Apparently the last six words are the key. 

Wednesday, April 29, 2015

Human Expertise Endangered by Automation: the Sniper

Vox has a sort of video from DOD of a test of a bullet able to change course in mid-flight.  (Don't ask me how they did it.)  The bottom line to me: add "sniper" to the list of jobs endangered by technological obsolescence.  With such a bullet even I could be a sniper.

In basic training you spend a bit of time on the rifle range.  Although I'd shot a 22 rifle to kill skunks and possums on the farm, I was far from being a marksman.  That was very evident in my early sessions on the range. When my company went to the range for qualification tests, I was seriously concerned about flunking, which would have meant having to repeat some weeks of basic.  As it turned out, the test with popup targets (I don't remember that we'd trained on them, definitely not in the way the test went) was such that I passed, almost rating as "expert".  The key was that I didn't have time to get nervous, so I could react to each new target and fire without over-thinking.

Monday, April 27, 2015

USDA and E-Signature

Government Executive "reports" on a "Summit for Digital Government".
The upcoming summit will feature a case study of the USDA’s electronic signature initiative and educational sessions from the most experienced e-signature provider to government. e-SignLive will share best practices gained from more than 500 government customers and some of the longest running, largest paperless initiatives including the Joint Chiefs of Staff, GSA and the US Army.
It's really a promotion for Silanis, a case where the bureaucratic-industrial complex comes together: one or more bureaucracies get the chance to look modern and progressive and the vendor gets the implicit endorsement of a user. In this case the magazine gets free content, since the heading, artfully using grayer type than the black type of the article, reveals:


Sponsor Content brought to you by
This content is made possible by our sponsor. The editorial staff of Government Executive was not involved in its preparation.

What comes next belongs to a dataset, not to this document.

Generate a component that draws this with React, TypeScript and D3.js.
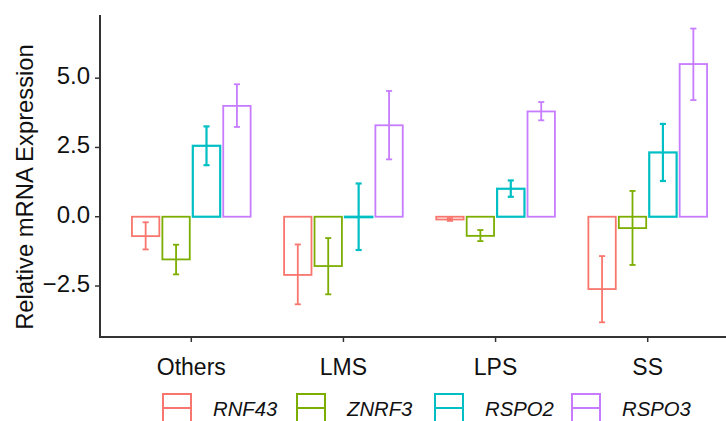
import React from "react";
import * as d3 from "d3";

const categories = ["Others", "LMS", "LPS", "SS"];
const genes = ["RNF43", "ZNRF3", "RSPO2", "RSPO3"];
const colors = ["#F8766D", "#7CAE00", "#00BFC4", "#C77CFF"];
// mean values per gene, in category order
const rnf43 = [-0.7, -2.1, -0.1, -2.61];
const znrf3 = [-1.54, -1.78, -0.69, -0.41];
const rspo2 = [2.56, 0.0, 1.01, 2.32];
const rspo3 = [4.0, 3.3, 3.8, 5.51];
// error bar lows / highs
const rnf43Lo = [-1.18, -3.16, -0.15, -3.81];
const rnf43Hi = [-0.2, -1.0, -0.05, -1.42];
const znrf3Lo = [-2.08, -2.8, -0.88, -1.74];
const znrf3Hi = [-1.01, -0.77, -0.48, 0.93];
const rspo2Lo = [1.86, -1.2, 0.72, 1.29];
const rspo2Hi = [3.26, 1.2, 1.31, 3.35];
const rspo3Lo = [3.24, 2.07, 3.48, 4.21];
const rspo3Hi = [4.78, 4.54, 4.14, 6.79];
const yTicks = [-2.5, 0, 2.5, 5];

const values = [rnf43, znrf3, rspo2, rspo3];
const lows = [rnf43Lo, znrf3Lo, rspo2Lo, rspo3Lo];
const highs = [rnf43Hi, znrf3Hi, rspo2Hi, rspo3Hi];

export default function App() {
  const W = 726, H = 421;
  const left = 100, right = 739, top = 15, bottom = 337;
  const x = d3.scalePoint<string>().domain(categories).range([left, right]).padding(0.6);
  const step = x.step();
  const y = d3.scaleLinear().domain([-4.34, 7.28]).range([bottom, top]);
  const slot = step * 0.2;
  const bw = step * 0.18;
  const cap = step * 0.04;
  const font = "Liberation Sans, Arial, Helvetica, sans-serif";
  const sw = [1.8, 1.8, 2.2, 1.8];

  const legendX = [163, 297, 435, 572];

  return (
    <svg width={W} height={H} style={{ position: "absolute", left: 0, top: 0 }} fontFamily={font}>
      <rect x={0} y={0} width={W} height={H} fill="#fff" />
      {genes.map((g, gi) =>
        categories.map((c, ci) => {
          const cx = (x(c) as number) + (gi - 1.5) * slot;
          const v = values[gi][ci];
          const y0 = y(0), y1 = y(v);
          return (
            <g key={g + c}>
              <rect
                x={cx - bw / 2}
                y={Math.min(y0, y1)}
                width={bw}
                height={Math.max(Math.abs(y1 - y0), 0.5)}
                fill="none"
                stroke={colors[gi]}
                strokeWidth={sw[gi]}
              />
              <line x1={cx} x2={cx} y1={y(lows[gi][ci])} y2={y(highs[gi][ci])} stroke={colors[gi]} strokeWidth={sw[gi]} />
              <line x1={cx - cap / 2} x2={cx + cap / 2} y1={y(lows[gi][ci])} y2={y(lows[gi][ci])} stroke={colors[gi]} strokeWidth={sw[gi]} />
              <line x1={cx - cap / 2} x2={cx + cap / 2} y1={y(highs[gi][ci])} y2={y(highs[gi][ci])} stroke={colors[gi]} strokeWidth={sw[gi]} />
            </g>
          );
        })
      )}
      {/* axes */}
      <line x1={left} x2={left} y1={top} y2={bottom + 1} stroke="#333" strokeWidth={2} />
      <line x1={left - 1} x2={right} y1={bottom} y2={bottom} stroke="#333" strokeWidth={2} />
      {yTicks.map((t) => (
        <g key={t}>
          <line x1={left - 5} x2={left} y1={y(t)} y2={y(t)} stroke="#333" strokeWidth={1.5} />
          <text x={left - 10} y={y(t)} dy="0.25em" textAnchor="end" fontSize={24} fill="#111">
            {d3.format(".1f")(t).replace("-", "\u2212")}
          </text>
        </g>
      ))}
      {categories.map((c) => (
        <g key={c}>
          <line x1={x(c)} x2={x(c)} y1={bottom} y2={bottom + 5} stroke="#333" strokeWidth={1.5} />
          <text x={x(c)} y={375} textAnchor="middle" fontSize={23} fill="#111">
            {c}
          </text>
        </g>
      ))}
      <text
        transform={`translate(33, 187) rotate(-90)`}
        textAnchor="middle"
        fontSize={23.8}
        fill="#111"
      >
        Relative mRNA Expression
      </text>
      {/* legend */}
      {genes.map((g, gi) => (
        <g key={g}>
          <rect x={legendX[gi]} y={394} width={28} height={28} fill="#fff" stroke={colors[gi]} strokeWidth={2} />
          <line x1={legendX[gi]} x2={legendX[gi] + 28} y1={408} y2={408} stroke={colors[gi]} strokeWidth={2} />
          <text x={legendX[gi] + 50} y={416} fontSize={20.3} fontStyle="italic" fill="#111">
            {g}
          </text>
        </g>
      ))}
    </svg>
  );
}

Maybe in addition to Ike's "military-industrial complex" we should have something like a "contractor-bureaucracy complex?"

Sunday, April 26, 2015

"New York is the rat’s ideal habitat"

Growing up in Upstate New York, we knew that instinctively.  New York City was the home of all that was strange, and foreign, and bad, at least on those days when my mother, born in the city, didn't reminisce about going to the American Museum of Natural History during her visits to her grandmother.

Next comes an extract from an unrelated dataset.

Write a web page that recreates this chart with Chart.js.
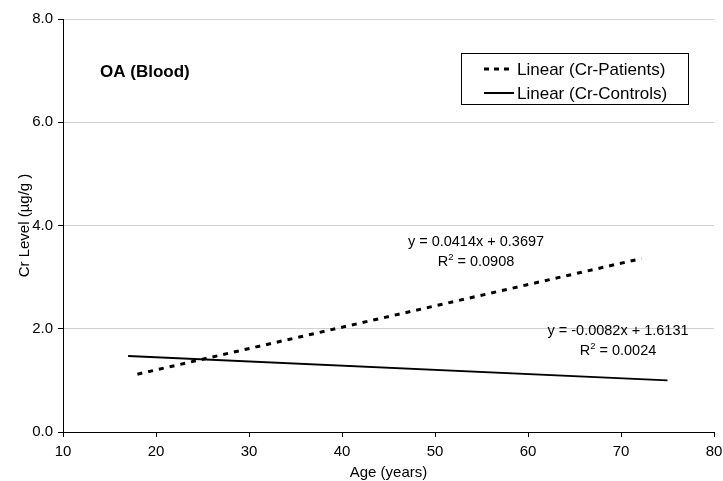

The sentence is from a good article in the New York Times Magazines on rats and other aspects of urban ecology.  Did you know that white-footed mice are so "neophobic" (afraid of the new, like me) that the city supports genetically distinct populations?

Friday, April 24, 2015

US Digital Services

The newest thing, a legacy of the rush to fix the Obamacare website, is the US Digital Services.
Digital services' role "will stop when we get you to minimally viable project," Kruger said. The team can help define user needs, build in analytics, wireframe the user experience, deploy and test alpha and beta versions, and generally tune and refine a service to ensure it can serve the intended purpose. "When we're happy with that, we'll hand it back to the business unit, and they'll own it -- to maintain it, to make improvements over time."

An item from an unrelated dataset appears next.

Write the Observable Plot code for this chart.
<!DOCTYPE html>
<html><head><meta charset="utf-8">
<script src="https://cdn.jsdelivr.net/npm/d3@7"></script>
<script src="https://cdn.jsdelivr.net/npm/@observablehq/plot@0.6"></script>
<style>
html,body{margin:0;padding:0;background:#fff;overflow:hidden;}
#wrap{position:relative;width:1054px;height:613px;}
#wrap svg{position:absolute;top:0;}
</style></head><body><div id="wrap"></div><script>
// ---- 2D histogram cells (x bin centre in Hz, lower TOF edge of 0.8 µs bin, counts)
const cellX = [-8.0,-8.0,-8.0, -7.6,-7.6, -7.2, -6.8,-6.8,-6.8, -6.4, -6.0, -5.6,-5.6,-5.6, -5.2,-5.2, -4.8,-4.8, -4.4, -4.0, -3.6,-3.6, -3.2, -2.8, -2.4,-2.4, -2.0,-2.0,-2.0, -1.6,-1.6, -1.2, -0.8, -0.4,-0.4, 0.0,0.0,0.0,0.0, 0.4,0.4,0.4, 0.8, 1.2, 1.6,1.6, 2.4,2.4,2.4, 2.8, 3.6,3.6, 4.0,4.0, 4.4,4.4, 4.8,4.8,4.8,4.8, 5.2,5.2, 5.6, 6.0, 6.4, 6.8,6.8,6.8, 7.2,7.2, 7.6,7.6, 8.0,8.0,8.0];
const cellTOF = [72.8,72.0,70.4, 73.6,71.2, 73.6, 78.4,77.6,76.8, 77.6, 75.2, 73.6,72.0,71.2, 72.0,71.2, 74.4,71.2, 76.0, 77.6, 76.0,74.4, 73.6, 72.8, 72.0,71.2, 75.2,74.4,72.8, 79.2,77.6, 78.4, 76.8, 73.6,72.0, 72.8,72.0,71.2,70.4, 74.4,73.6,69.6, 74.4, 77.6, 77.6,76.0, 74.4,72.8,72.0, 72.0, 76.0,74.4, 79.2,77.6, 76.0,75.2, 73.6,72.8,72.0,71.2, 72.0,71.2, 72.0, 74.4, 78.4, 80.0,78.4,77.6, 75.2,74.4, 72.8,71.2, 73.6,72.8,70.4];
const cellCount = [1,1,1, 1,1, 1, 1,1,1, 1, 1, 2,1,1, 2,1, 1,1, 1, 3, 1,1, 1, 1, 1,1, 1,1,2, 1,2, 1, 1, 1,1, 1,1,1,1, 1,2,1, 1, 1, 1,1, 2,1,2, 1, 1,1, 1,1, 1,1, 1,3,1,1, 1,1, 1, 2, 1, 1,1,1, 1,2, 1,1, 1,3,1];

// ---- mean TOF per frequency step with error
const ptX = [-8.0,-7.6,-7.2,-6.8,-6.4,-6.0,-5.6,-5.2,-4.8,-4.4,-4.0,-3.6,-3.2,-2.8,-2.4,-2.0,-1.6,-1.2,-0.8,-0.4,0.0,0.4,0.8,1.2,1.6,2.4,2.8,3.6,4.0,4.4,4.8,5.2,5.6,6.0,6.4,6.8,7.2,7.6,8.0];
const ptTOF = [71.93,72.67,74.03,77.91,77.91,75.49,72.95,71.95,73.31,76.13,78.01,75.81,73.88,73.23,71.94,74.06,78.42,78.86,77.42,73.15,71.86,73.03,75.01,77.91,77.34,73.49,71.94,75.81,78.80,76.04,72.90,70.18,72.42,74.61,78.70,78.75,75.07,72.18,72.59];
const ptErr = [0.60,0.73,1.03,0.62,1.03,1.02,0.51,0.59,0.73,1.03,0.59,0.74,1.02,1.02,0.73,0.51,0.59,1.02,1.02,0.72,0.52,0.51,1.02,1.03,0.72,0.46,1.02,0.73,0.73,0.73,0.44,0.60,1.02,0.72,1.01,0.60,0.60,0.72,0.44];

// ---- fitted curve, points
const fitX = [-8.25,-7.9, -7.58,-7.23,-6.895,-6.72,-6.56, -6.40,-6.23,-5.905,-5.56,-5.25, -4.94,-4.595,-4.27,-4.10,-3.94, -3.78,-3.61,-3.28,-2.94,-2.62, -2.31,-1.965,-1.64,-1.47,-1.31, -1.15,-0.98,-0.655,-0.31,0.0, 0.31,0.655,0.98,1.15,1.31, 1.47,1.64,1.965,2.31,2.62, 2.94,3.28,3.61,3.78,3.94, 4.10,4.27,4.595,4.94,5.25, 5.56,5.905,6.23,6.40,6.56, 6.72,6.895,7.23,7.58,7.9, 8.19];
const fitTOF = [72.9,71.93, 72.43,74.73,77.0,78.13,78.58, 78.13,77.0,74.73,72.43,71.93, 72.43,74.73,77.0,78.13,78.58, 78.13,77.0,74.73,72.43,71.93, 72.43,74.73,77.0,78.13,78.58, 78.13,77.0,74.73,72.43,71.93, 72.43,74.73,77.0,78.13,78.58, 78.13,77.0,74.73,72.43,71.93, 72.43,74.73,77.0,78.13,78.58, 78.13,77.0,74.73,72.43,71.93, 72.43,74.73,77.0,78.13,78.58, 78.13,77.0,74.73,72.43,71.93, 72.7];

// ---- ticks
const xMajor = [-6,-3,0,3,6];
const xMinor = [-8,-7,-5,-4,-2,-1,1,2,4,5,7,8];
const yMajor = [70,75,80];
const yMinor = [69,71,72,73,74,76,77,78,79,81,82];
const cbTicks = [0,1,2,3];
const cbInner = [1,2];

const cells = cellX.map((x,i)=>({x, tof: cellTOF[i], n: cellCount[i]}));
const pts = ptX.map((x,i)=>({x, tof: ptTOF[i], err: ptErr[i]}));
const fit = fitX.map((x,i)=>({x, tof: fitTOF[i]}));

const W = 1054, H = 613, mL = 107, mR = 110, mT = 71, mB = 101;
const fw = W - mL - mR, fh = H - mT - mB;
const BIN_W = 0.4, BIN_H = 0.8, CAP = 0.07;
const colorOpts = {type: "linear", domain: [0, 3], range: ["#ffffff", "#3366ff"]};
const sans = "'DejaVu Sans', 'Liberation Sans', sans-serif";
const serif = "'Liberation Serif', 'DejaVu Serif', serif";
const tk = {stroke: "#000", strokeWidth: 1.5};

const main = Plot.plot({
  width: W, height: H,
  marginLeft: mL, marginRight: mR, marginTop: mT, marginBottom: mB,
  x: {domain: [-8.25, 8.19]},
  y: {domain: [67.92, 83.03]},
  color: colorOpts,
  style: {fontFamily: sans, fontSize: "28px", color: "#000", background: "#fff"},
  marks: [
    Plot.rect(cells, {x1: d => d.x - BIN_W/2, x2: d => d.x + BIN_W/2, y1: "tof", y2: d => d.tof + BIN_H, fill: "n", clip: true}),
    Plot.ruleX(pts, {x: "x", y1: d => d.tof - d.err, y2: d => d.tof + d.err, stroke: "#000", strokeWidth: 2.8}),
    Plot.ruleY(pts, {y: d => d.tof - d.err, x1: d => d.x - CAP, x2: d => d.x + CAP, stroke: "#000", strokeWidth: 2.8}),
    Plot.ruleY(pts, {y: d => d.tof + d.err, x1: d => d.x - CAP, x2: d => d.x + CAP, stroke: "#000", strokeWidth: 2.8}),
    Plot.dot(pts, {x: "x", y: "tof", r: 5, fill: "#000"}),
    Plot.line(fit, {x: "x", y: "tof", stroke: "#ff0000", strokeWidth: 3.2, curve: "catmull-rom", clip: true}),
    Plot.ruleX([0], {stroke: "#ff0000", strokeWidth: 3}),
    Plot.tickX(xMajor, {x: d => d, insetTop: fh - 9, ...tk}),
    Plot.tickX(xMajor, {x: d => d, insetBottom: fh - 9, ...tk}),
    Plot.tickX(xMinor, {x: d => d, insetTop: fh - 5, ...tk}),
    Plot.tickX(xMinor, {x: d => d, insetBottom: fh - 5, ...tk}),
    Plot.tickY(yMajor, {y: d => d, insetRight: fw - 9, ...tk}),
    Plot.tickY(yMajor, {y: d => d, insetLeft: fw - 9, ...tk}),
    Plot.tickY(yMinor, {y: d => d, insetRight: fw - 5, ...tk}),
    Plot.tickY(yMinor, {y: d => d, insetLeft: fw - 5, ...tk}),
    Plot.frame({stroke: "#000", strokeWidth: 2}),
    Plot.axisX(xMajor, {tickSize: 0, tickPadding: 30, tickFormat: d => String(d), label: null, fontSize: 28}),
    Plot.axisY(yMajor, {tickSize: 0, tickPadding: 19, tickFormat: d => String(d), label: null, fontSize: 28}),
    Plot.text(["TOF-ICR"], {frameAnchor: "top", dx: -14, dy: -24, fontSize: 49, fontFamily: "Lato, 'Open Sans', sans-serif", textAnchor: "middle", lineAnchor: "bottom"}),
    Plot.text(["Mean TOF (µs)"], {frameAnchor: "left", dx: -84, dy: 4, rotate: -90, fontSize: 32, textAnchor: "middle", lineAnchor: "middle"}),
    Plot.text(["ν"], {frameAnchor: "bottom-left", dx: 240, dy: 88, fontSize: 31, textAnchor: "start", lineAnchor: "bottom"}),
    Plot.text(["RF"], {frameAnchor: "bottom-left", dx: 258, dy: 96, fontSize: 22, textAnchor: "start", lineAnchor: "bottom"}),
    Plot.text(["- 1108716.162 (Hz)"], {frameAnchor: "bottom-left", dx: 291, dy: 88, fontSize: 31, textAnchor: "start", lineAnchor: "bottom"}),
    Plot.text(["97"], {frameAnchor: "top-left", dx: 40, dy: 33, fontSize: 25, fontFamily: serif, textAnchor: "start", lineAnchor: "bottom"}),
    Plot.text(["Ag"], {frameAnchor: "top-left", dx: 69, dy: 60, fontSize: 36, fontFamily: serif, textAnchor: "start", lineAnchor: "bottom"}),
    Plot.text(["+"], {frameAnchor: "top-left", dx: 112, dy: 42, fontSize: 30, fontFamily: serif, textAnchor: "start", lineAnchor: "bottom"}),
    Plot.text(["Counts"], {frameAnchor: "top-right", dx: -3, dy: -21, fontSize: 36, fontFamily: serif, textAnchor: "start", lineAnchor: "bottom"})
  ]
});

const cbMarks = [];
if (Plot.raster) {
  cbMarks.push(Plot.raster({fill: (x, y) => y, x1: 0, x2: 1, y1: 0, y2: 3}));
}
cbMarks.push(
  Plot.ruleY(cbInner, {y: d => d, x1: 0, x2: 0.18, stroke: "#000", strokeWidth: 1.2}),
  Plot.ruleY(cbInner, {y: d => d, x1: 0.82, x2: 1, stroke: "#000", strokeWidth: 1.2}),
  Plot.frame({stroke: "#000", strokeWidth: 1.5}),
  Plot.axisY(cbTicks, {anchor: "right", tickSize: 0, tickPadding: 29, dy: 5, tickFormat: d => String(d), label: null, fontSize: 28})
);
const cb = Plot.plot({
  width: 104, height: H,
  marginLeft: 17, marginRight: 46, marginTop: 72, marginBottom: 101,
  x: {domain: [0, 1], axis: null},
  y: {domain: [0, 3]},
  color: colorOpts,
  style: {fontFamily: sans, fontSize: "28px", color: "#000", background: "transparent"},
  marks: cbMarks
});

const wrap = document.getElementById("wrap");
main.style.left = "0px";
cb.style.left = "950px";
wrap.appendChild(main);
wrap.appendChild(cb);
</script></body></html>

"We're not going to be here forever," he said. It is up to the business unit to plan for ongoing maintenance and support, and "from the beginning, we're going to have that conversation."
I think there are some downsides to this idea, or at least there would have been in the old days of COBOL.  One downside was the difficulty of understanding what's going on and making changes to the code.  That was at least one rationale for all the documents produced in the old "waterfall" software development process: users and systems analysts were supposed to produce a lot of documents at different levels of understanding (data, system flow, etc.) which would then enable their successors to understand what was going on.  My own feeling/guess is that what happened when these documents were produced was the people involved learned the process by writing documents, so there was a reasonable base of understanding among enough people to be able to handle people retiring, etc.